Wednesday, October 26, 2011

What was David Cameron thinking when he spoke to the Liverpool Daily Post on Hillsborough?

Luciana Berger, Labour MP, for Liverpool Wavertree has crossed my radar before - and not in a good way.
So, my ears pricked up when I heard her dulcet tones ask the first question at today's PMQs. She demanded an apology from David Cameron for remarks he was supposed to have made about the Hillsborough disaster. According to Hansard, Berger asked:

 Yesterday it was reported that the Prime Minister had compared the families of those who had died at Hillsborough to
“a blind man, in a dark room, looking for a black cat that isn’t there”,
and had complained that he was not being given enough credit for the release of all the Government documents relating to the tragedy. Will he take this opportunity to apologise to the relatives and friends of the 96 Hillsborough victims for those grossly offensive comments?
 Cameron ignored the main part of the question and said:
What I would say to all the victims and their families is that it is this Government who have done the right thing by opening up the Cabinet papers and trying to help those people to find the closure that they seek.

Obviously I wondered what it was all about. A bit of Googling led me to Monday's Liverpool Daily Post in which Cameron is directly quoted as making that exact remark.

"I don't think we will ever achieve closure on Hillsborough. I don't think there will ever be one moment when you can say 'that's it', as there was with the Saville Inquiry."It's like, what's the saying, it's like a blind man, in a dark room, looking for a black cat that isn't there."
Oh dear.

I can actually see that he may have meant this in a reasonable way. Cameron can be crass, for sure. Anything he's ever said on the Human Rights Act, the riots, Europe and immigration refers.

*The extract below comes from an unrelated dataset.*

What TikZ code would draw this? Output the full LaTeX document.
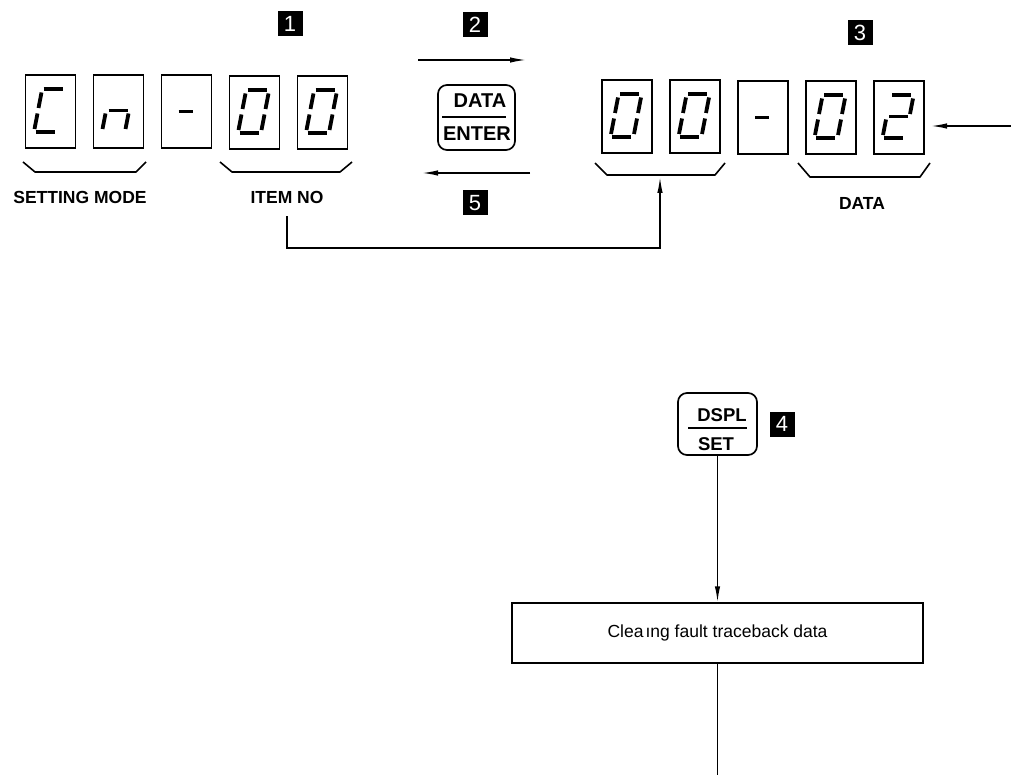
\documentclass[tikz,border=0pt]{standalone}
\usepackage{fontspec}
\setmainfont{Liberation Sans}
\usetikzlibrary{arrows.meta}
\newcommand{\sga}{\draw[seg] (18,14)--(37,14);}
\newcommand{\sgb}{\draw[seg] (39,17.5)--(36,33);}
\newcommand{\sgc}{\draw[seg] (35,38.5)--(32,54);}
\newcommand{\sgd}{\draw[seg] (10,57)--(29,57);}
\newcommand{\sge}{\draw[seg] (12,38.5)--(9,54);}
\newcommand{\sgf}{\draw[seg] (16,17.5)--(13,33);}
\newcommand{\sgg}{\draw[seg] (15,35.5)--(34,35.5);}
\newcommand{\sgh}{\draw[seg] (17,36.5)--(31,36.5);}
\newcommand{\dgt}[2]{\begin{scope}[shift={(#1.north west)}]\foreach \s in {#2}{\csname sg\s\endcsname}\end{scope}}
\begin{document}
\begin{tikzpicture}[x=1pt,y=-1pt,
 segbox/.style={draw, line width=1.5pt, minimum width=50pt, minimum height=73pt, inner sep=0pt, outer sep=0pt},
 seg/.style={line width=3.8pt},
 brace/.style={line width=1.6pt, line join=round},
 lbl/.style={font=\bfseries\fontsize{17.5}{17.5}\selectfont, inner sep=0pt},
 marker/.style={fill=black, text=white, minimum size=25pt, inner sep=0pt, font=\fontsize{22}{22}\selectfont},
 btn/.style={draw, line width=1.7pt, rounded corners=9pt, inner sep=0pt, outer sep=0pt},
 btntxt/.style={font=\bfseries\fontsize{18.5}{18.5}\selectfont, inner sep=0pt},
 bigbtntxt/.style={font=\bfseries\fontsize{20}{20}\selectfont, inner sep=0pt},
 arr/.style={line width=1.5pt, -{Latex[length=16pt,width=5.5pt]}},
 conn/.style={line width=1.5pt},
 stepbox/.style={draw, line width=1.5pt, minimum width=411pt, minimum height=60pt, inner sep=0pt, font=\fontsize{17.5}{17.5}\selectfont}
]
\useasboundingbox (0,0) rectangle (1011,775);
% left display
\node[segbox] (l1) at (50.5,111.5) {};
\node[segbox] (l2) at (118.5,111.5) {};
\node[segbox] (l3) at (186.5,111.5) {};
\node[segbox] (l4) at (254.5,112.5) {};
\node[segbox] (l5) at (322.5,112.5) {};
\dgt{l1}{a,f,e,d}
\dgt{l2}{g,e,c}
\dgt{l3}{h}
\dgt{l4}{a,b,c,d,e,f}
\dgt{l5}{a,b,c,d,e,f}
% right display
\node[segbox] (r1) at (627,116.5) {};
\node[segbox] (r2) at (695,116.5) {};
\node[segbox] (r3) at (763,117.5) {};
\node[segbox] (r4) at (831,117.5) {};
\node[segbox] (r5) at (899,117.5) {};
\dgt{r1}{a,b,c,d,e,f}
\dgt{r2}{a,b,c,d,e,f}
\dgt{r3}{h}
\dgt{r4}{a,b,c,d,e,f}
\dgt{r5}{a,b,g,e,d}
% braces
\draw[brace] (23,162)--(35,172)--(136,172)--(146,162);
\draw[brace] (220,162)--(232,172)--(340,172)--(352,162);
\draw[brace] (595,163)--(607,175)--(715,175)--(725,163);
\draw[brace] (798,163)--(810,177)--(920,177)--(930,163);
% labels
\node[lbl] (setmode) at (80,197) {SETTING MODE};
\node[lbl] (itemno) at (287,197) {ITEM NO};
\node[lbl] (datalbl) at (862,203) {DATA};
% markers
\node[marker] (m1) at (290,24) {1};
\node[marker] (m2) at (475,25) {2};
\node[marker] (m3) at (860,33) {3};
\node[marker] (m5) at (475,203) {5};
\node[marker] (m4) at (782,424) {4};
% DATA/ENTER button
\node[btn, minimum width=77pt, minimum height=65pt] (enter) at (476.5,117.5) {};
\draw[line width=1.4pt] (442,117) -- (506,117);
\node[bigbtntxt] (tdata) at (480,101) {DATA};
\node[bigbtntxt] (tenter) at (477,133.5) {ENTER};
% DSPL/SET button
\node[btn, minimum width=79pt, minimum height=62pt] (dspl) at (717.5,424) {};
\draw[line width=1.4pt] (688,428) -- (747,428);
\node[btntxt] (tdspl) at (722,415) {DSPL};
\node[btntxt] (tset) at (716,444) {SET};
% arrows 2 and 5
\coordinate (a2s) at (418,60);
\coordinate (a2e) at (526,60);
\coordinate (a5s) at (530,173);
\coordinate (a5e) at (422,173);
\draw[arr] (a2s) -- (a2e);
\draw[arr] (a5s) -- (a5e);
% arrow from right into data
\coordinate (rin) at (1011,126);
\coordinate (rtip) at (931,126);
\draw[arr] (rin) -- (rtip);
% item no connector
\coordinate (turn) at (660,248);
\coordinate (rbrace) at (660,177);
\draw[arr] ([yshift=-13pt]itemno.south) |- (turn) -- (rbrace);
% clearing box
\node[stepbox] (clear) at (717.5,633) {Clea\hspace{2pt}ıng fault traceback data};
\draw[arr] (dspl.south) -- (clear.north);
\coordinate (bend) at (717.5,775);
\draw[conn] (clear.south) -- (bend);
\end{tikzpicture}
\end{document}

In this case, I'm not sure he was going out of his way to offend.  I don't know what goes on in his head, which is probably a good thing, but it may be that he thought that he was saying something sympathetic when he made that remark. The words may well have made his way from his brain to his lips without engaging the  "what will this look like out of context in print" filter. That's not always a bad thing, either. I'd rather genuine attempts at communication which were occasionally cocked up than someone who only ever talked in scripted banalities. The statement from Downing Street reported by the BBC certainly states that he didn't mean to offend anyone and was talking about how difficult it can be for someone who's lost a relative in these circumstances to find closure.

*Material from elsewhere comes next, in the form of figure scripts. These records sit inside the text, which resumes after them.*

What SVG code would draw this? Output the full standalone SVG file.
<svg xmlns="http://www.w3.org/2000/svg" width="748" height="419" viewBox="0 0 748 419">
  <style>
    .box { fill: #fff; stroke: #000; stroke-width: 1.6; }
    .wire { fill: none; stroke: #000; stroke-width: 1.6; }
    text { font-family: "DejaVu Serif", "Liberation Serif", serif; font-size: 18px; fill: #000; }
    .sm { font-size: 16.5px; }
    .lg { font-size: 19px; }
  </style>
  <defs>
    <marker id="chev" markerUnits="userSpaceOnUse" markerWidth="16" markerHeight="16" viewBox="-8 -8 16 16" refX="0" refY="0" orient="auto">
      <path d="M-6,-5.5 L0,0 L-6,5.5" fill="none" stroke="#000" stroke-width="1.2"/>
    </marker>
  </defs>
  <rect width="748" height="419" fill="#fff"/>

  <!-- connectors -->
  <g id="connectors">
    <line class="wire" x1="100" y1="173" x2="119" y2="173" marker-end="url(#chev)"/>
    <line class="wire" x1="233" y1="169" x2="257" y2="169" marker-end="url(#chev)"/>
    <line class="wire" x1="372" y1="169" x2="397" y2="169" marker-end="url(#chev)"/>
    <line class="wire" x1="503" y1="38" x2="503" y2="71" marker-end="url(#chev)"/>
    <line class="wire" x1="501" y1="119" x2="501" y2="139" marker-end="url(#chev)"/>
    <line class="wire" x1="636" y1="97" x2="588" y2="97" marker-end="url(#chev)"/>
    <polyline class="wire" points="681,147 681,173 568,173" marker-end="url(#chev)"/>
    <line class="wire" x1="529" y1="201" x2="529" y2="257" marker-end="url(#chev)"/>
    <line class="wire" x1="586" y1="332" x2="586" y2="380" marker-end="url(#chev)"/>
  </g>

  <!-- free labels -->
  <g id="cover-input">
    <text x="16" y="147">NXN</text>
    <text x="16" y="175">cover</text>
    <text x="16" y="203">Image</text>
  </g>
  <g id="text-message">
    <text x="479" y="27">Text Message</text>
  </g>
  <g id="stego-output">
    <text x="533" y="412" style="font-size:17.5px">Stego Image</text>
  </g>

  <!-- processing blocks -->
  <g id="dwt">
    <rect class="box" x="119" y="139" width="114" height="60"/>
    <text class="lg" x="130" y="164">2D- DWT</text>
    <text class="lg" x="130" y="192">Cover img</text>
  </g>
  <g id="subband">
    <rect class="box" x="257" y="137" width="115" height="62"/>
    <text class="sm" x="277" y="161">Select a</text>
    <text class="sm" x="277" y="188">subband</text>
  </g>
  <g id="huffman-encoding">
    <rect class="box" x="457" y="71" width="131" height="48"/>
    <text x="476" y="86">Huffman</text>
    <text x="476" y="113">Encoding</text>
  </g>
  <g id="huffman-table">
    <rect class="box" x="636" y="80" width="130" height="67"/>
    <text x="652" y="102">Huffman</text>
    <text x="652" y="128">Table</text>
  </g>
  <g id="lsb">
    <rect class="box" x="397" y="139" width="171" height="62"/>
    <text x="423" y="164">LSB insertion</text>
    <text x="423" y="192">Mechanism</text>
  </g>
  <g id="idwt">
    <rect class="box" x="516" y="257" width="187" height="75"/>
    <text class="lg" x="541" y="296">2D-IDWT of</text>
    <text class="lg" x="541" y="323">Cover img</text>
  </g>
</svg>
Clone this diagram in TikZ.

I think, though, for the head of the government to say this, when these families were clearly failed by servants of the state, albeit not this particular administration, is at best ill advised. You have to be extra careful to be sensitive in these situations and his remarks could be interpreted as implying that the families should just give up their quest for truth cos they aren't going to find anything. 

 This Government has certainly released the Hillsborough papers, which has to be a good thing and which Labour failed to do so its intent is clear. I suspect that Cameron did not set out to deliberately challenge what the families are doing. I wish I could be even half as sure that Luciana Berger's sole motive was to stand up for those families and not make political hay out of a tragedy.